§ **Short problem**:
Look through the data below and report how many lines include "with". Only the number should be given.

§ **Dataset content**:

==*==

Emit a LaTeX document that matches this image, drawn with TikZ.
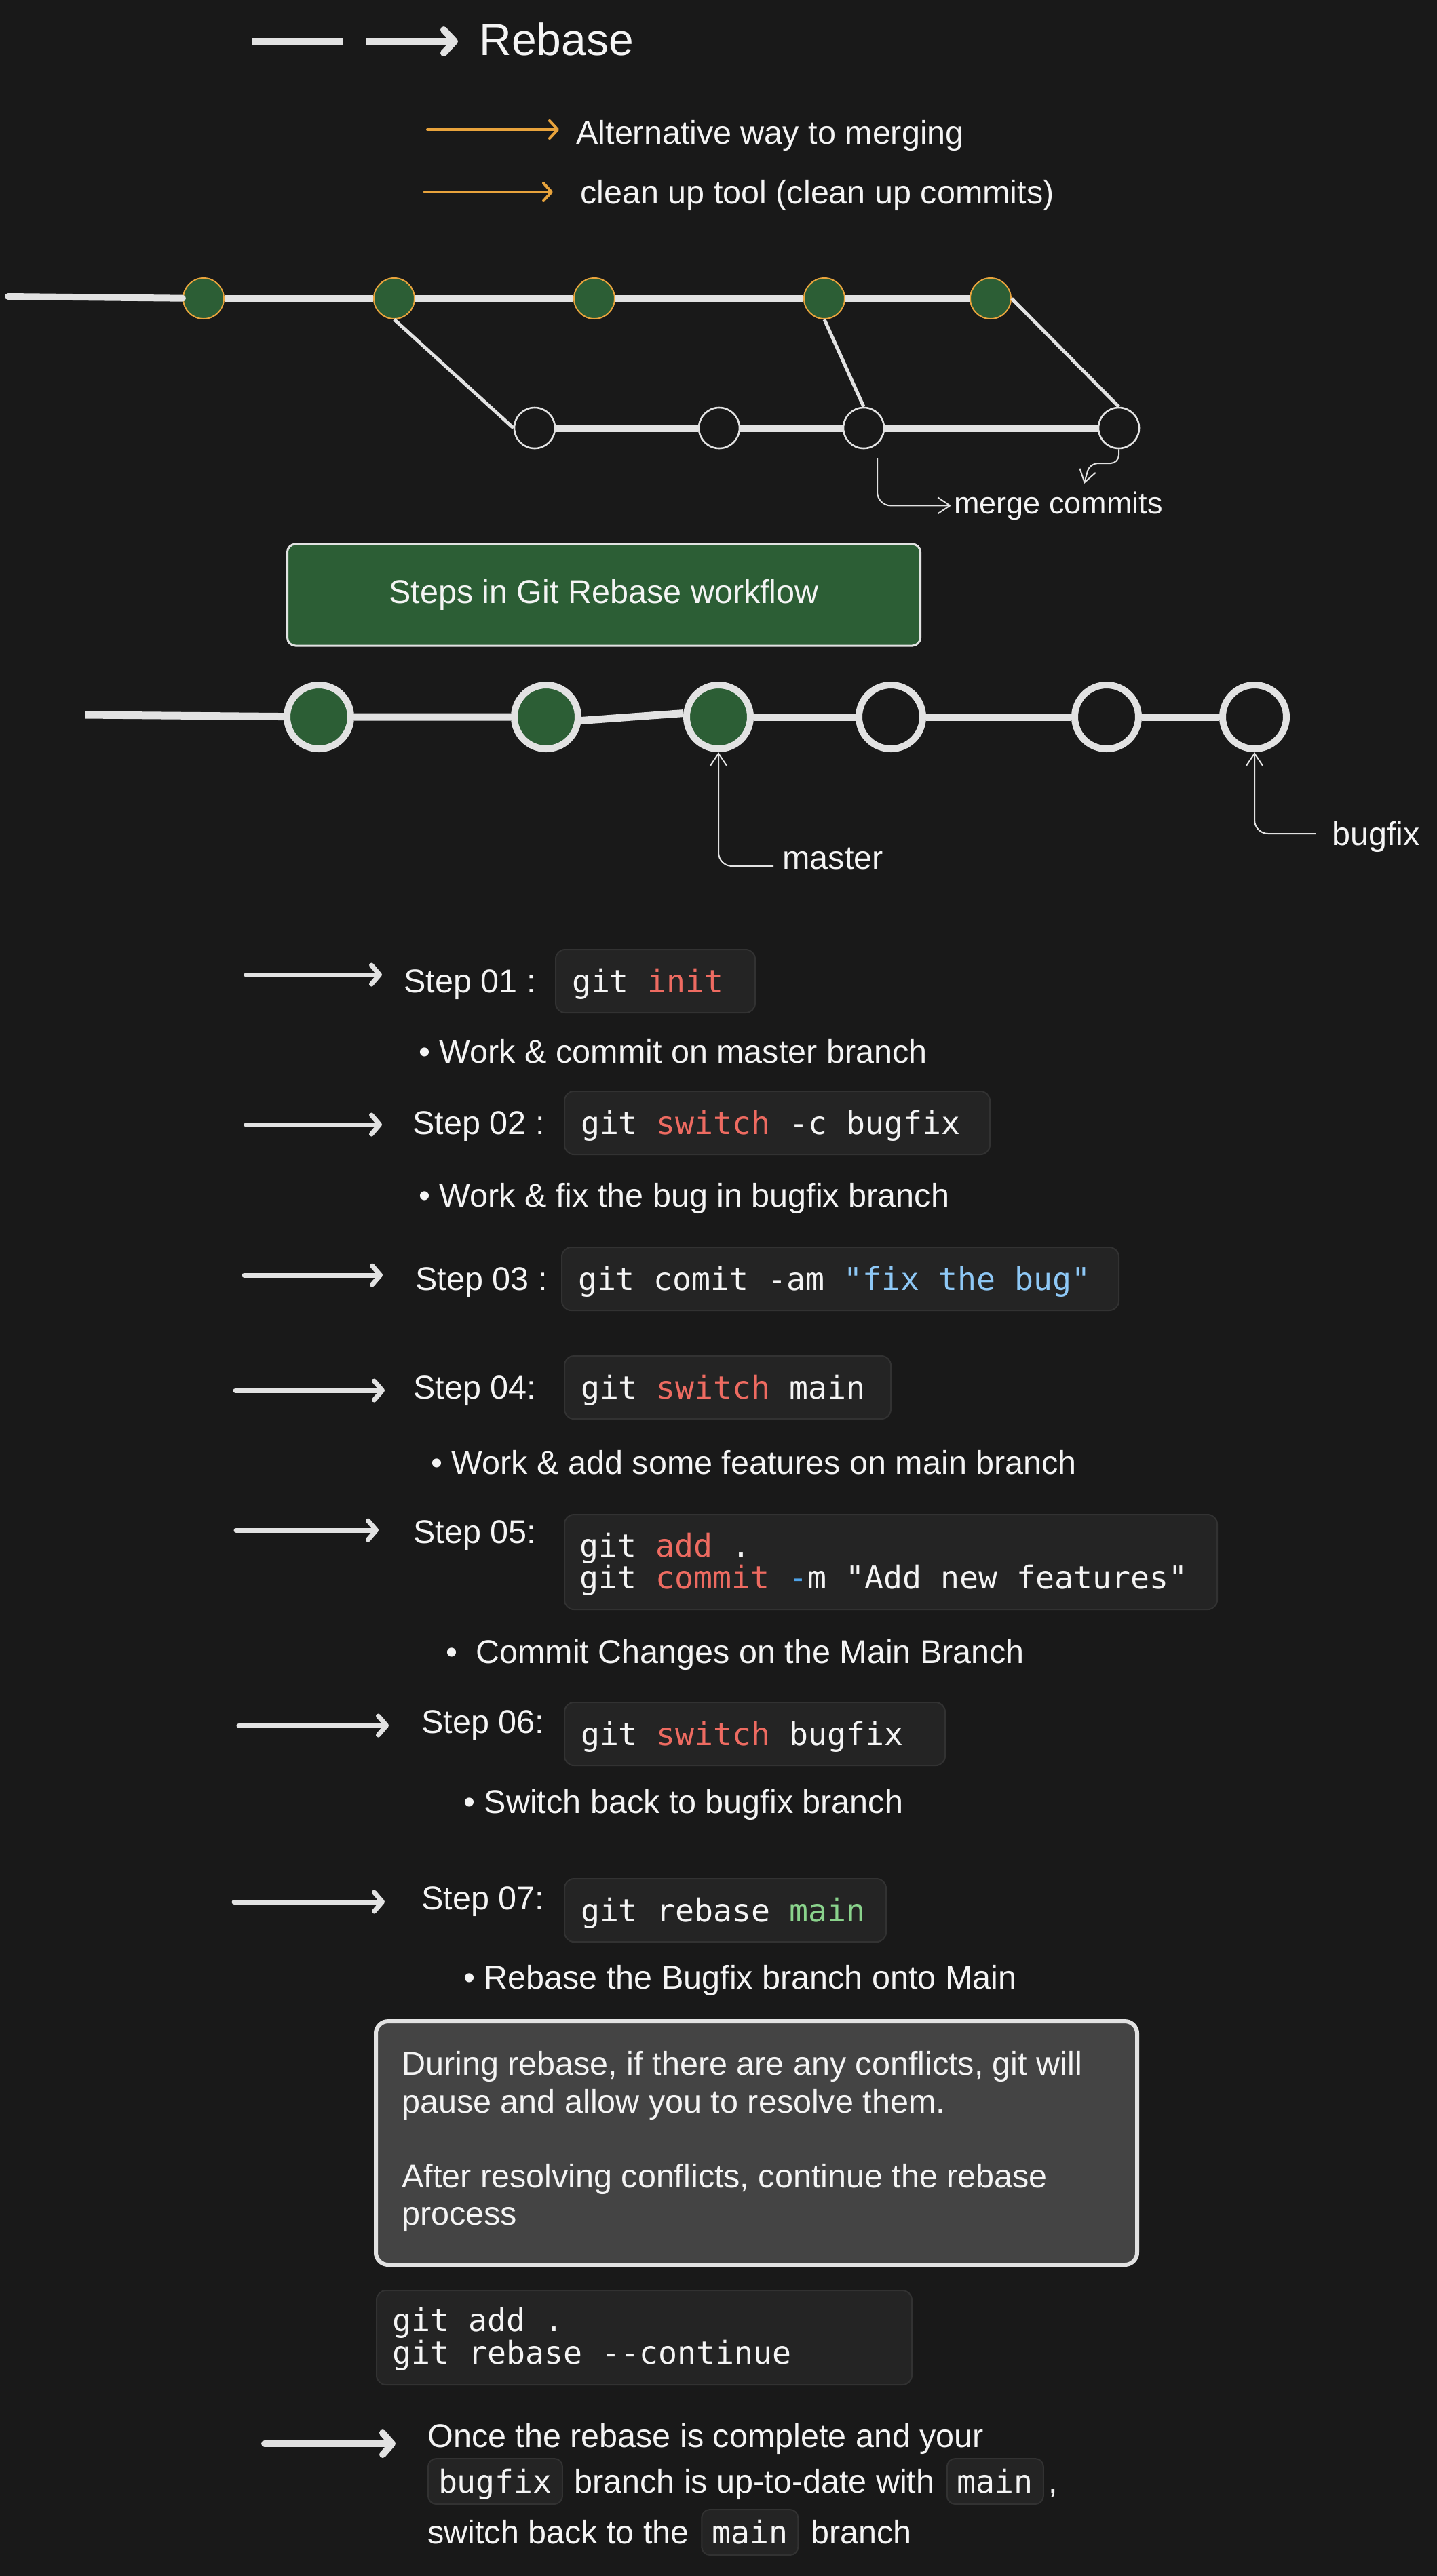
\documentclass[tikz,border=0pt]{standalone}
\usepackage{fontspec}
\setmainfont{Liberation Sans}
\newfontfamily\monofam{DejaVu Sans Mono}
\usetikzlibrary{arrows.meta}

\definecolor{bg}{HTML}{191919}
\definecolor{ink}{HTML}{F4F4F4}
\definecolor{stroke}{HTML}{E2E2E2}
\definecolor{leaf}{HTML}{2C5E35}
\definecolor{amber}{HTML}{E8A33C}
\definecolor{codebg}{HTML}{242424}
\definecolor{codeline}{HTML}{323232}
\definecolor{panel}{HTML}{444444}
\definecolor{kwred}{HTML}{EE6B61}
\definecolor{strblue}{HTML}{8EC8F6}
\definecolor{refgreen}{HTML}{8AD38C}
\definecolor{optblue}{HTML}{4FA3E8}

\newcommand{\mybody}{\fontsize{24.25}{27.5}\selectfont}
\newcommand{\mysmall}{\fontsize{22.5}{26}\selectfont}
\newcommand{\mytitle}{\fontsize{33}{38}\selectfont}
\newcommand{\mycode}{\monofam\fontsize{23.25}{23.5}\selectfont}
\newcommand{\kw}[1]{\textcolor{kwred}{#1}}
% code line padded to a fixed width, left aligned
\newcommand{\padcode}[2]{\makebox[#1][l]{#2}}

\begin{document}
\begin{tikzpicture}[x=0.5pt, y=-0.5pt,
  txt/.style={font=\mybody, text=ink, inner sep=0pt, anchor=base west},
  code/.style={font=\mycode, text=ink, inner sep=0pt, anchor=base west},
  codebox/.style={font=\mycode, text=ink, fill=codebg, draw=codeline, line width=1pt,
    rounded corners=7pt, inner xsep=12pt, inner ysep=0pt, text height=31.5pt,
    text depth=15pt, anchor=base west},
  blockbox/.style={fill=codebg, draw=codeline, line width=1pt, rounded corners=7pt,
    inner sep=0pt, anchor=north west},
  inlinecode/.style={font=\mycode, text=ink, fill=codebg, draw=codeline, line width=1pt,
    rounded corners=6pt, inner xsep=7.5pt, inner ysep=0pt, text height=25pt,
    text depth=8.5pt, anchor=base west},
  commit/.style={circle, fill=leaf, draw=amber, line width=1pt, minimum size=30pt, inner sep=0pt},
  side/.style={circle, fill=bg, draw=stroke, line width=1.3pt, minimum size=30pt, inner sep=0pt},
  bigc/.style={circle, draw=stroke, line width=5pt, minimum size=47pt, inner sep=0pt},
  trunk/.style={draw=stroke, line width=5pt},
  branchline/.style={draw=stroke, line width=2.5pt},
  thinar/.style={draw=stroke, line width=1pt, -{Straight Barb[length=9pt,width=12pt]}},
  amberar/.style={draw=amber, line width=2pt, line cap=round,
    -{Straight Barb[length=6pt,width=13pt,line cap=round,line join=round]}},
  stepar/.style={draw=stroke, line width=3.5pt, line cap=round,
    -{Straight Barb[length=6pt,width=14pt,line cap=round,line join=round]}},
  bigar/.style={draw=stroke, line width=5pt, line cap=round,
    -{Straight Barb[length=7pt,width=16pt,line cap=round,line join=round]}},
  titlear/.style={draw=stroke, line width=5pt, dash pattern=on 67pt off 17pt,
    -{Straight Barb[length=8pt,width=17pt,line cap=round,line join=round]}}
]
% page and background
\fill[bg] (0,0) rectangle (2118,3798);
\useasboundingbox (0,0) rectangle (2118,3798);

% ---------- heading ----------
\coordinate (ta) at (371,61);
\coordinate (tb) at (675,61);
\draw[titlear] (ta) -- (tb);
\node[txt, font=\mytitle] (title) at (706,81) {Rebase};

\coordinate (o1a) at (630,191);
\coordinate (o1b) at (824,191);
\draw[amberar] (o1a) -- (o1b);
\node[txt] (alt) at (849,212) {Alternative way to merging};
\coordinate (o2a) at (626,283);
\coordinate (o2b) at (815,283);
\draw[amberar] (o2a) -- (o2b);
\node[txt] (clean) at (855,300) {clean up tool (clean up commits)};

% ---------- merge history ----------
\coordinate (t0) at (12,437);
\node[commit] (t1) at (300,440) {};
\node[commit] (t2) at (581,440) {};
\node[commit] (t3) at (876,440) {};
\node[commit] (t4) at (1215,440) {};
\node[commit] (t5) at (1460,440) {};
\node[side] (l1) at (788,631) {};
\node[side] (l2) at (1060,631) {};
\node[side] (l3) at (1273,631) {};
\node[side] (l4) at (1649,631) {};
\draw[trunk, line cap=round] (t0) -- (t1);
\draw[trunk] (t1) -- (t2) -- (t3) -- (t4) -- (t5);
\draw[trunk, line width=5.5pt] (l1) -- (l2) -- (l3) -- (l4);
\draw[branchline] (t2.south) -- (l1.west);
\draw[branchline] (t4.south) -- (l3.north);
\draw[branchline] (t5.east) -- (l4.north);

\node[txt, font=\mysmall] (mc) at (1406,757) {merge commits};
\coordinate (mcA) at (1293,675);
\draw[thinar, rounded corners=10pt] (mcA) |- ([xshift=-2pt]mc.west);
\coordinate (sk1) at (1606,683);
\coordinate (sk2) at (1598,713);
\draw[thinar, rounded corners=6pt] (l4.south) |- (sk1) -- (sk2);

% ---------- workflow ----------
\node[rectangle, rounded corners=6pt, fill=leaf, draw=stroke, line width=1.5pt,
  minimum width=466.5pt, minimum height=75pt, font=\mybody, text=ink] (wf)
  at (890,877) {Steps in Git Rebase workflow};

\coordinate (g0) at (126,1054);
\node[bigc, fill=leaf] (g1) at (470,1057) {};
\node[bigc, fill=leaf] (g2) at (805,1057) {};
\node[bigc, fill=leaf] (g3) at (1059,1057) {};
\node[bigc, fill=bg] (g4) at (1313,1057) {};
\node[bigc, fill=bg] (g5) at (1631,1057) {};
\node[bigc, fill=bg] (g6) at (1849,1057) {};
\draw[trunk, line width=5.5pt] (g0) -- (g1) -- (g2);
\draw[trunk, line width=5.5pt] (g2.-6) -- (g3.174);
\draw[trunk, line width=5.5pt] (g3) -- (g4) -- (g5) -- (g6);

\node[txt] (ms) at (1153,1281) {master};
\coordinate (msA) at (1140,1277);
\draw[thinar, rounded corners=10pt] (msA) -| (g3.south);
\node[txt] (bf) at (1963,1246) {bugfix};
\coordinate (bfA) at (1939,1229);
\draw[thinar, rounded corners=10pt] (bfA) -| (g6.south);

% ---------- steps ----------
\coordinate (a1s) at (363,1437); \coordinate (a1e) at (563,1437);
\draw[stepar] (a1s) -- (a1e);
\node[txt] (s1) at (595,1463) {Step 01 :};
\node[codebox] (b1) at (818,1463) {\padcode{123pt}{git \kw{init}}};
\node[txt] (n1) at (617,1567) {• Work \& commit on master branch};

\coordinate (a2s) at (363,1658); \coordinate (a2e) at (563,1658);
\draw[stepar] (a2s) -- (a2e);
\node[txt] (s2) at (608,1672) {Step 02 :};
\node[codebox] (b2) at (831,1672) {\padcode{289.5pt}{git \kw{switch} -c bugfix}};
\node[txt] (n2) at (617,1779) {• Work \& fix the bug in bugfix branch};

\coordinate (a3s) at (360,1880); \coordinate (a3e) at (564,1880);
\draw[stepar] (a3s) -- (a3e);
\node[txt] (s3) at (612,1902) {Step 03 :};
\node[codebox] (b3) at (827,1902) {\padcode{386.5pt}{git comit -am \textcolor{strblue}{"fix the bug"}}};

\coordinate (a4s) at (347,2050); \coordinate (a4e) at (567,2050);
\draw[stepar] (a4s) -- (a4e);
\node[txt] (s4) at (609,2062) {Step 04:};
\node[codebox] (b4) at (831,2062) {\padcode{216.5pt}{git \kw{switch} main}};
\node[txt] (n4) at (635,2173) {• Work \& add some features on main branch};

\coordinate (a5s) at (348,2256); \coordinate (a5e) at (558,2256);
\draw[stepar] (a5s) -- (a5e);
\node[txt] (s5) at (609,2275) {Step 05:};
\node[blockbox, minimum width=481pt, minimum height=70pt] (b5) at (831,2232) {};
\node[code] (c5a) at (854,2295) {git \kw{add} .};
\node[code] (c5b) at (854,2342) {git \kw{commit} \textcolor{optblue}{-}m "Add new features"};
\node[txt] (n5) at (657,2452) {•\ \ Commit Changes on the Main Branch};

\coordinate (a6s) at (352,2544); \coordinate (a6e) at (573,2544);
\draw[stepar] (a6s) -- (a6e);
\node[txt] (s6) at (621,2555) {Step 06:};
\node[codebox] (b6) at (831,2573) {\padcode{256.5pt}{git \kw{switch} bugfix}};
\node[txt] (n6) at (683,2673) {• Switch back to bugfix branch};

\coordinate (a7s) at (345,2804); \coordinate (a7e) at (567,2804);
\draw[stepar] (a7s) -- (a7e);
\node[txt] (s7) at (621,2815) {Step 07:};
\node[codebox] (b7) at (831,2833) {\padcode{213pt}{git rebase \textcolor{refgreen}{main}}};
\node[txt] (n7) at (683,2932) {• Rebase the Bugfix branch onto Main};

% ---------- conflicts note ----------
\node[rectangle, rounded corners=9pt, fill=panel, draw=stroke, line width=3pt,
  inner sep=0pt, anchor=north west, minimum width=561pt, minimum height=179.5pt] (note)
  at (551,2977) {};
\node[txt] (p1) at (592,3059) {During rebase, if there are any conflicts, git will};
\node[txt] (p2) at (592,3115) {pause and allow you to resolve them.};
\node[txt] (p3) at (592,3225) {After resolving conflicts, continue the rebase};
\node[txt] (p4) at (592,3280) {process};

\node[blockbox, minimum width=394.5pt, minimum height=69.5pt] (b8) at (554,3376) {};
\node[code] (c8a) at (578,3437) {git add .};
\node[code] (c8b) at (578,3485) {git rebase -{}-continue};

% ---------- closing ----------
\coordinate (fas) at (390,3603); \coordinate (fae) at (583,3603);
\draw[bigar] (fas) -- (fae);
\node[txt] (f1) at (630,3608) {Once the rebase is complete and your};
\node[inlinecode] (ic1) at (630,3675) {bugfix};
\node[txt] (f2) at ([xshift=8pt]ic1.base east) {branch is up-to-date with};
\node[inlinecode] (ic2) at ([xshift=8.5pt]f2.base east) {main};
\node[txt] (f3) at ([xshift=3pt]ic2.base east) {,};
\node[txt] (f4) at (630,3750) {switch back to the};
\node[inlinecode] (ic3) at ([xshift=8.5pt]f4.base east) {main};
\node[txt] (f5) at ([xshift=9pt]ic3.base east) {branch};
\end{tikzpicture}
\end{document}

==*==

§ **Answer in full**:
2